The NCAA, in years and years of fashioning its own dubious reputation, has proved it can be harshly punitive, weirdly persnickety, frustratingly arduous and illogically inconsistent.
Now college sports’ monolithic governing body has a chance to show itself as something else entirely.
It has a chance to be reasonable.
It has a chance to be fair.
Tuesday at long last will end more than 1,000 days of scrutiny of University of Miami athletics in the matter of former renegade-booster Nevin Shapiro, a probe that centered mostly on football and has cost that program the most.
Hallelujah for a resolution at last, but now hold your breath, because the NCAA Committee on Infractions — judge, jury and executioner — will do as it pleases in terms of additional sanctions, and predicting what those might be is impossible.
The feeling here is that Miami almost certainly will be hit with more penalties, in part because the NCAA must publicly justify the exceptional time and cost of this investigation.
There are so many reasons, though, why any additional penalties should be minor and should not include another postseason ban in football.
Coach Al Golden’s Hurricanes are 6-0 and ranked No. 7 in the initial Bowl Championship Series standings. They have made this a special season despite operating under the ongoing distraction and threat of sanctions that have hung over the program like a glistening guillotine for too long.
It would be a shame if the reward at the end of this season were taken away, and the shame would be the NCAA’s.
Golden walked blindsided into this investigation; he inherited it in coming here from Temple. Not a single player on the current team had anything to do with the improper benefits orchestrated by Shapiro.
What’s reasonable? What’s fair? This:
An NCAA decision Tuesday that reflects that Golden and his current players, all guiltless, should not be made to further suffer because since-departed players under former coaches and previous athletic administrators took handouts from a single lawless booster presently serving hard time on a Ponzi conviction.

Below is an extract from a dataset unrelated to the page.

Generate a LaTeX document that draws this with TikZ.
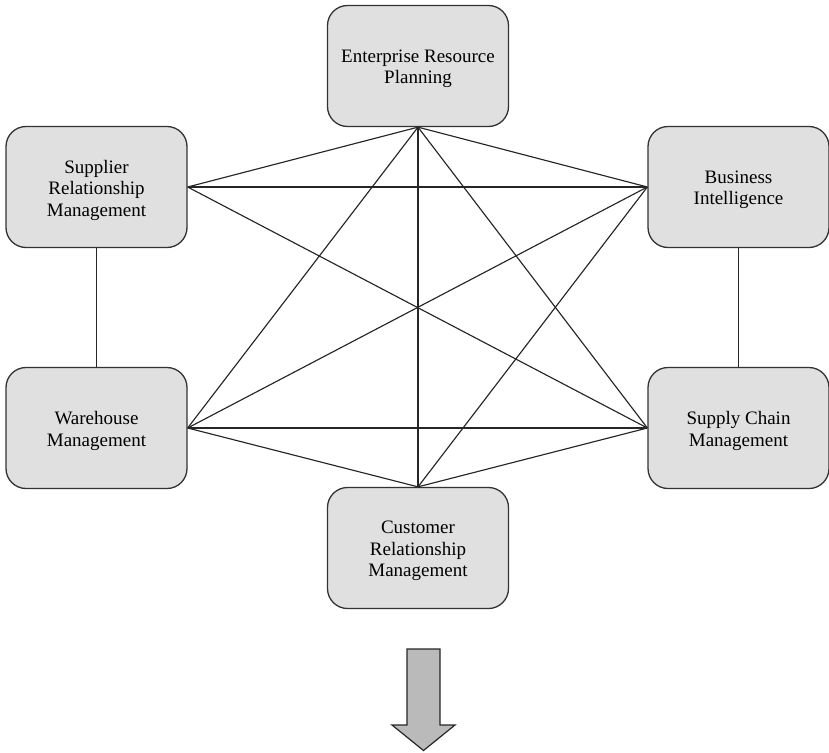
\documentclass[tikz,border=0pt]{standalone}
\usepackage{fontspec}
\setmainfont{Liberation Serif}
\begin{document}
\begin{tikzpicture}[x=1pt,y=-1pt,
  sysbox/.style={draw=black!80, line width=1.3pt, fill=black!12, rounded corners=20pt,
    minimum width=181pt, minimum height=121pt},
  systext/.style={align=center, inner sep=0pt, yshift=-3pt,
    font=\fontsize{19}{21.5}\selectfont},
  link/.style={draw=black!85, line width=1.15pt},
  downarrow/.style={draw=black!85, line width=1.2pt, fill=black!27, line join=miter}]
\useasboundingbox (0,0) rectangle (829,752);

% application systems
\node[sysbox] (erp) at (418,66)    {};
\node[sysbox] (srm) at (96.5,187)  {};
\node[sysbox] (bi)  at (738.5,187) {};
\node[sysbox] (wm)  at (96.5,428)  {};
\node[sysbox] (scm) at (738.5,428) {};
\node[sysbox] (crm) at (418,548)   {};

% system names
\node[systext] (erpt) at (erp.center) {Enterprise Resource\\Planning};
\node[systext] (srmt) at (srm.center) {Supplier\\Relationship\\Management};
\node[systext] (bit)  at (bi.center)  {Business\\Intelligence};
\node[systext] (wmt)  at (wm.center)  {Warehouse\\Management};
\node[systext] (scmt) at (scm.center) {Supply Chain\\Management};
\node[systext] (crmt) at (crm.center) {Customer\\Relationship\\Management};

% point-to-point interfaces
\draw[link] (erp.south) -- (srm.east);
\draw[link] (erp.south) -- (bi.west);
\draw[link] (erp.south) -- (wm.east);
\draw[link] (erp.south) -- (scm.west);
\draw[link] (erp.south) -- (crm.north);
\draw[link] (srm.east) -- (bi.west);
\draw[link] (srm.east) -- (scm.west);
\draw[link] (srm.south) -- (wm.north);
\draw[link] (bi.west) -- (wm.east);
\draw[link] (bi.west) -- (crm.north);
\draw[link] (bi.south) -- (scm.north);
\draw[link] (wm.east) -- (scm.west);
\draw[link] (wm.east) -- (crm.north);
\draw[link] (scm.west) -- (crm.north);

% block arrow below
\draw[downarrow] (407,649) -- (440,649) -- (440,725) -- (455,725) -- (423.5,750.5)
  -- (392,725) -- (407,725) -- cycle;
\end{tikzpicture}
\end{document}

If only to save face, I’d expect the NCAA to perhaps fine the university, curtail a few more scholarships, impose recruiting restrictions or assign the program to probation if it feels more punishment is necessary.
But do not take away the postseason reward this team is earning with the year it is having. That will be the Litmus test for whether the NCAA’s verdict can be seen as reasonable and fair, or should be viewed instead as piling on.
Miami could appeal a postseason ban and likely still compete in a bowl, but that would only elongate an already ponderous investigation and shift the threat of a ban into next season.
There are so many reasons while leniency, not vindictiveness, should now be the NCAA’s course.
We have already mentioned that today’s coaches and players knew nothing of Shapiro and should not be made to pay for others’ sins.
We have already alluded to the fact the central figure and accuser in all of this is a convicted liar and thief who probably should not rank among the most credible witnesses there ever was.
We might also note that UM president Donna Shalala has given full cooperation in this investigation with an emphasis on systematic changes in oversight so a rogue like Shapiro might never happen again.
Two other major points beg leniency in the final verdict.
One is that the NCAA’s probe was corrupted by internal scandal, one that brought firings on the investigative staff, a damning external review and a public admission of wrongdoing from NCAA president Mark Emmert.
Miami’s embarrassment over having a booster run amok did not compare to the embarrassment of the NCAA’s own buffoonery and rules-breaking.,
When the probe itself is both corrupted and relying on a convicted felon with an ax to grind as its main witness, it might be time to cut losses and acknowledge you may not have had the strongest case in the world.
Finally, UM already has endured extraordinary self-imposed penalties that have included postseason football bans the previous two years. Last season that knocked the Canes out of the Atlantic Coast Conference Championship Game, an honor they had earned on the field.
The NCAA on Tuesday should officially unshackle the Hurricanes from the threat of another such postseason ban.
This program has paid its price, and served its time.
This program — this team — has earned its freedom.